Enquanto as viagens infernais de Dante, ao lado de Virgílio, eram tão emocionantes quanto atravessar uma tenda de circo indiana, o Inferno de Ceronetti era uma planície de concreto dominada pela tecnologia, repleta de monóxido de carbono, inundada por águas residuais industriais e habitada por almas mortas. Em sua jornada, que durou quase nove décadas, ele atravessou "o reino do mal", onde a linguagem servia como seu único exorcismo contra o fogo e os demônios. Nada estava a salvo do olhar penetrante deste estudioso que emergiu do mundo das mandrágoras, que subsistia de chá verde e grãos de cevada e que rapidamente reconheceu que "a arma mais perigosa já inventada é o homem". Após o desaparecimento das feras e a aniquilação dos terrores do céu — distrações relativamente agradáveis, em sua opinião —, a única fonte de terror que resta no mundo é o homem. Nas metrópoles, escreve Ceronetti, esse terror é tão forte que as transforma em monstruosas fortalezas de medo.
"Gélio diz que a temperança salvou Sócrates da peste ateniense, através da abstinência e de uma vida bem ordenada." Talvez seguindo o exemplo do filósofo, Ceronetti também se protegeu dos males do nosso tempo com a temperança e a abstinência. Seu lema era: "Coma como uma formiga e defece como um elefante" — não apenas por razões físicas, mas também metafísicas. No entanto, este hakim italiano não queria eliminar nada de humanamente belo e fabuloso que ainda restasse no mundo, pois, embora acreditasse que a humanidade sonâmbula estava construindo sua própria pira funerária, ele acreditava na felicidade; sim, ele era um colecionador daqueles raros átomos de felicidade que têm o poder de fazer nossas vidas brilharem.
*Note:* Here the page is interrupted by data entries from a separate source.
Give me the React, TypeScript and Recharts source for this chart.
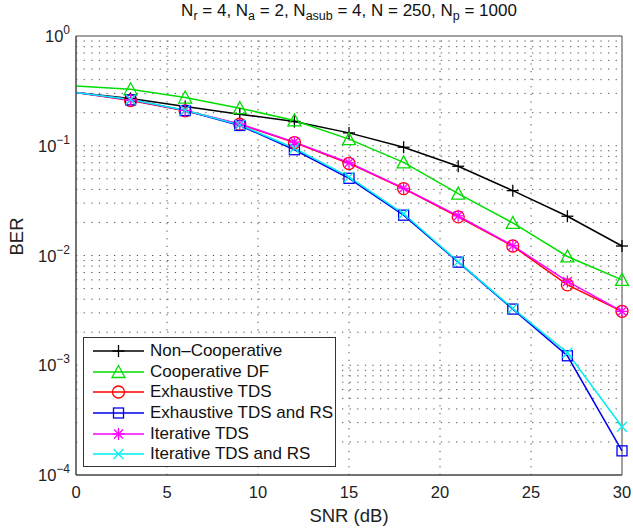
import React from "react";
import {
  LineChart,
  Line,
  XAxis,
  YAxis,
  ReferenceLine,
  ReferenceArea,
  Legend,
} from "recharts";

const SNR = [0, 3, 6, 9, 12, 15, 18, 21, 24, 27, 30];

const NON_COOP = [0.305, 0.27, 0.228, 0.194, 0.166, 0.131, 0.097, 0.065, 0.039, 0.0228, 0.0122];
const COOP_DF = [0.351, 0.327, 0.275, 0.22, 0.17, 0.115, 0.0705, 0.0366, 0.0198, 0.0098, 0.006];
const EXH_TDS = [0.305, 0.258, 0.208, 0.157, 0.107, 0.069, 0.0407, 0.0225, 0.0122, 0.0054, 0.0031];
const EXH_TDS_RS = [0.305, 0.262, 0.209, 0.153, 0.092, 0.0505, 0.0233, 0.0087, 0.00325, 0.00122, 0.000166];
const ITER_TDS = [0.305, 0.262, 0.21, 0.158, 0.108, 0.07, 0.041, 0.023, 0.0123, 0.0058, 0.0031];
const ITER_TDS_RS = [0.305, 0.264, 0.211, 0.155, 0.095, 0.052, 0.024, 0.0088, 0.0033, 0.0013, 0.000275];

const X_TICKS = [0, 5, 10, 15, 20, 25, 30];
const Y_TICKS = [1e-4, 1e-3, 1e-2, 1e-1, 1];
const Y_EXPONENTS = ["\u22124", "\u22123", "\u22122", "\u22121", "0"];
const DECADES = [1e-4, 1e-3, 1e-2, 1e-1];
const MINOR_STEPS = [1, 2, 3, 4, 5, 6, 7, 8, 9];

const V_GRID = X_TICKS.slice(1, -1);
const H_GRID = DECADES.flatMap((d) => MINOR_STEPS.map((m) => d * m)).filter((v) => v > 1e-4);

const SERIES = [
  { key: "nc", name: "Non\u2013Cooperative", color: "#000000", shape: "plus", values: NON_COOP },
  { key: "df", name: "Cooperative DF", color: "#00dd00", shape: "triangle", values: COOP_DF },
  { key: "et", name: "Exhaustive TDS", color: "#ff0000", shape: "circle", values: EXH_TDS },
  { key: "etr", name: "Exhaustive TDS and RS", color: "#0000ee", shape: "square", values: EXH_TDS_RS },
  { key: "it", name: "Iterative TDS", color: "#ff00ff", shape: "star", values: ITER_TDS },
  { key: "itr", name: "Iterative TDS and RS", color: "#00eeee", shape: "cross", values: ITER_TDS_RS },
];

const data = SNR.map((snr, i) => {
  const row: Record<string, number> = { snr };
  SERIES.forEach((s) => (row[s.key] = s.values[i]));
  return row;
});

const FONT = "'Liberation Sans', Arial, Helvetica, sans-serif";
const GRID_STROKE = "#555";
const GRID_DASH = "1.3 6.3";

function Marker({ shape, cx, cy, color }: { shape: string; cx: number; cy: number; color: string }) {
  const p = { stroke: color, strokeWidth: 1.3, fill: "none" };
  switch (shape) {
    case "plus":
      return (
        <g {...p}>
          <line x1={cx - 6} y1={cy} x2={cx + 6} y2={cy} />
          <line x1={cx} y1={cy - 6} x2={cx} y2={cy + 6} />
        </g>
      );
    case "triangle":
      return <polygon {...p} points={`${cx},${cy - 6.5} ${cx - 6.5},${cy + 5.5} ${cx + 6.5},${cy + 5.5}`} />;
    case "circle":
      return <circle {...p} cx={cx} cy={cy} r={6} />;
    case "square":
      return <rect {...p} x={cx - 5} y={cy - 5} width={10} height={10} />;
    case "star":
      return (
        <g {...p}>
          <line x1={cx - 6} y1={cy} x2={cx + 6} y2={cy} />
          <line x1={cx} y1={cy - 6} x2={cx} y2={cy + 6} />
          <line x1={cx - 4.5} y1={cy - 4.5} x2={cx + 4.5} y2={cy + 4.5} />
          <line x1={cx - 4.5} y1={cy + 4.5} x2={cx + 4.5} y2={cy - 4.5} />
        </g>
      );
    default:
      return (
        <g {...p}>
          <line x1={cx - 5} y1={cy - 5} x2={cx + 5} y2={cy + 5} />
          <line x1={cx - 5} y1={cy + 5} x2={cx + 5} y2={cy - 5} />
        </g>
      );
  }
}

function makeDot(shape: string, color: string) {
  return (props: any) => {
    const { cx, cy, index, payload } = props;
    if (!payload || payload.snr === 0) return <g key={`d-${index}`} />;
    return (
      <g key={`d-${index}`}>
        <Marker shape={shape} cx={cx} cy={cy} color={color} />
      </g>
    );
  };
}

function YTick(props: any) {
  const { x, y, payload } = props;
  const idx = Y_TICKS.indexOf(payload.value);
  return (
    <text x={x} y={y + 6} textAnchor="end" fontFamily={FONT} fontSize={16.5} fill="#222">
      <tspan>10</tspan>
      <tspan dy={-8} fontSize={12}>
        {Y_EXPONENTS[idx]}
      </tspan>
    </text>
  );
}

function XTick(props: any) {
  const { x, y, payload } = props;
  return (
    <text x={x} y={y + 21} textAnchor="middle" fontFamily={FONT} fontSize={16.5} fill="#222">
      {payload.value}
    </text>
  );
}

function LegendBox() {
  return (
    <div
      style={{
        width: 253,
        height: 130,
        boxSizing: "border-box",
        border: "1px solid #333",
        background: "#fff",
        fontFamily: FONT,
        fontSize: 17,
        color: "#111",
        paddingTop: 3,
      }}
    >
      {SERIES.map((s) => (
        <div key={s.key} style={{ display: "flex", alignItems: "center", height: 20.6 }}>
          <svg width={66} height={20} style={{ flex: "none" }}>
            <line x1={9} y1={10} x2={60} y2={10} stroke={s.color} strokeWidth={1.5} />
            <Marker shape={s.shape} cx={34.5} cy={10} color={s.color} />
          </svg>
          <span style={{ lineHeight: "20px" }}>{s.name}</span>
        </div>
      ))}
    </div>
  );
}

export default function App() {
  return (
    <div style={{ position: "absolute", left: 0, top: 0, width: 633, height: 529, background: "#fff" }}>
      <div
        style={{
          position: "absolute",
          left: 76,
          width: 546,
          top: 1,
          textAlign: "center",
          fontFamily: FONT,
          fontSize: 17,
          color: "#111",
        }}
      >
        N<sub style={{ fontSize: 12.5 }}>r</sub> = 4, N<sub style={{ fontSize: 12.5 }}>a</sub> = 2, N
        <sub style={{ fontSize: 12.5 }}>asub</sub> = 4, N = 250, N<sub style={{ fontSize: 12.5 }}>p</sub> = 1000
      </div>
      <LineChart width={633} height={529} data={data} margin={{ top: 36, right: 11, bottom: 0, left: 0 }}>
        <XAxis
          dataKey="snr"
          type="number"
          domain={[0, 30]}
          ticks={X_TICKS}
          tick={<XTick />}
          tickLine={false}
          tickSize={0}
          height={54}
          axisLine={{ stroke: "#444" }}
          label={{ value: "SNR (dB)", position: "insideBottom", offset: 7, fontSize: 18.5, fontFamily: FONT, fill: "#222" }}
        />
        <YAxis
          type="number"
          scale="log"
          domain={[1e-4, 1]}
          ticks={Y_TICKS}
          allowDataOverflow
          tick={<YTick />}
          tickLine={false}
          tickSize={0}
          tickMargin={6}
          width={76}
          axisLine={{ stroke: "#444" }}
          label={{ value: "BER", angle: -90, position: "insideLeft", offset: 16, fontSize: 18.5, fontFamily: FONT, fill: "#222" }}
        />
        {V_GRID.map((v) => (
          <ReferenceLine key={`v${v}`} x={v} stroke={GRID_STROKE} strokeDasharray={GRID_DASH} />
        ))}
        {H_GRID.map((v) => (
          <ReferenceLine key={`h${v}`} y={v} stroke={GRID_STROKE} strokeDasharray={GRID_DASH} />
        ))}
        <ReferenceArea x1={0} x2={30} y1={1e-4} y2={1} fill="none" stroke="#444" strokeWidth={1} />
        {SERIES.map((s) => (
          <Line
            key={s.key}
            dataKey={s.key}
            type="linear"
            stroke={s.color}
            strokeWidth={1.5}
            dot={makeDot(s.shape, s.color)}
            activeDot={false}
            isAnimationActive={false}
          />
        ))}
        <Legend
          layout="vertical"
          align="center"
          verticalAlign="middle"
          content={<LegendBox />}
          wrapperStyle={{ left: 83, top: 337, width: 253, height: 130 }}
        />
      </LineChart>
    </div>
  );
}
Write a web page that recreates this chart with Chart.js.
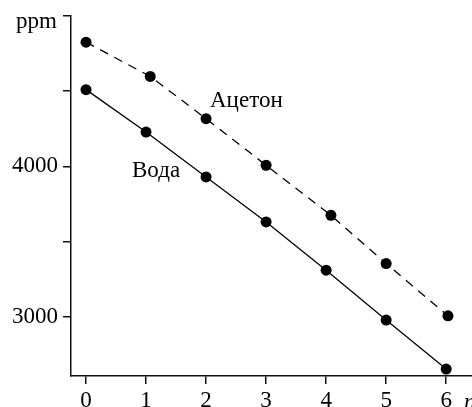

“Beba chá e não se desespere!” Entre as maçãs e peras, as uvas e as flores vermelhas na cesta de frutas que eu havia preparado para Guido Ceronetti e carregado na chuva de outubro por um beco escuro em Cetona até a biblioteca de seu apartamento, jazia um sachê de Japan Kamairi — First Flush, uma alusão a um de seus Pensamentos sobre o Chá: “Nas regiões mentais profundas, onde o pensamento contempla o Caminho, onde o céu se curva até circunscrever com sua dança invisível nosso doloroso esforço para penetrá-lo, o aroma do chá é percebido acima de tudo como um anúncio de que o céu está próximo.” Ao longo de sua vida, Guido Ceronetti esteve ligado à estrela do espírito, que mesmo naquele dia chuvoso brilhava em seus olhos míopes, cuja clareza não era de forma alguma obscurecida pela idade. Certa vez, ele traduziu uma frase de Kafka, que afirma que o homem tem duas rotas de fuga: o suicídio ou o espírito. “Do mundo, pela força ou pela doçura, ainda se pode escapar.” Quem leu os livros de Ceronetti sabe que, por mais que Deus o sobrecarregasse com dor e medo, ele jamais teria escolhido o primeiro caminho, porque ele viola o sagrado, e o sagrado é assustador. "Mas também a sua ausência, mesmo o mundo profanado, sem regras, sem proibições. Não podemos existir livres. Devemos escolher o que traz mais consolo."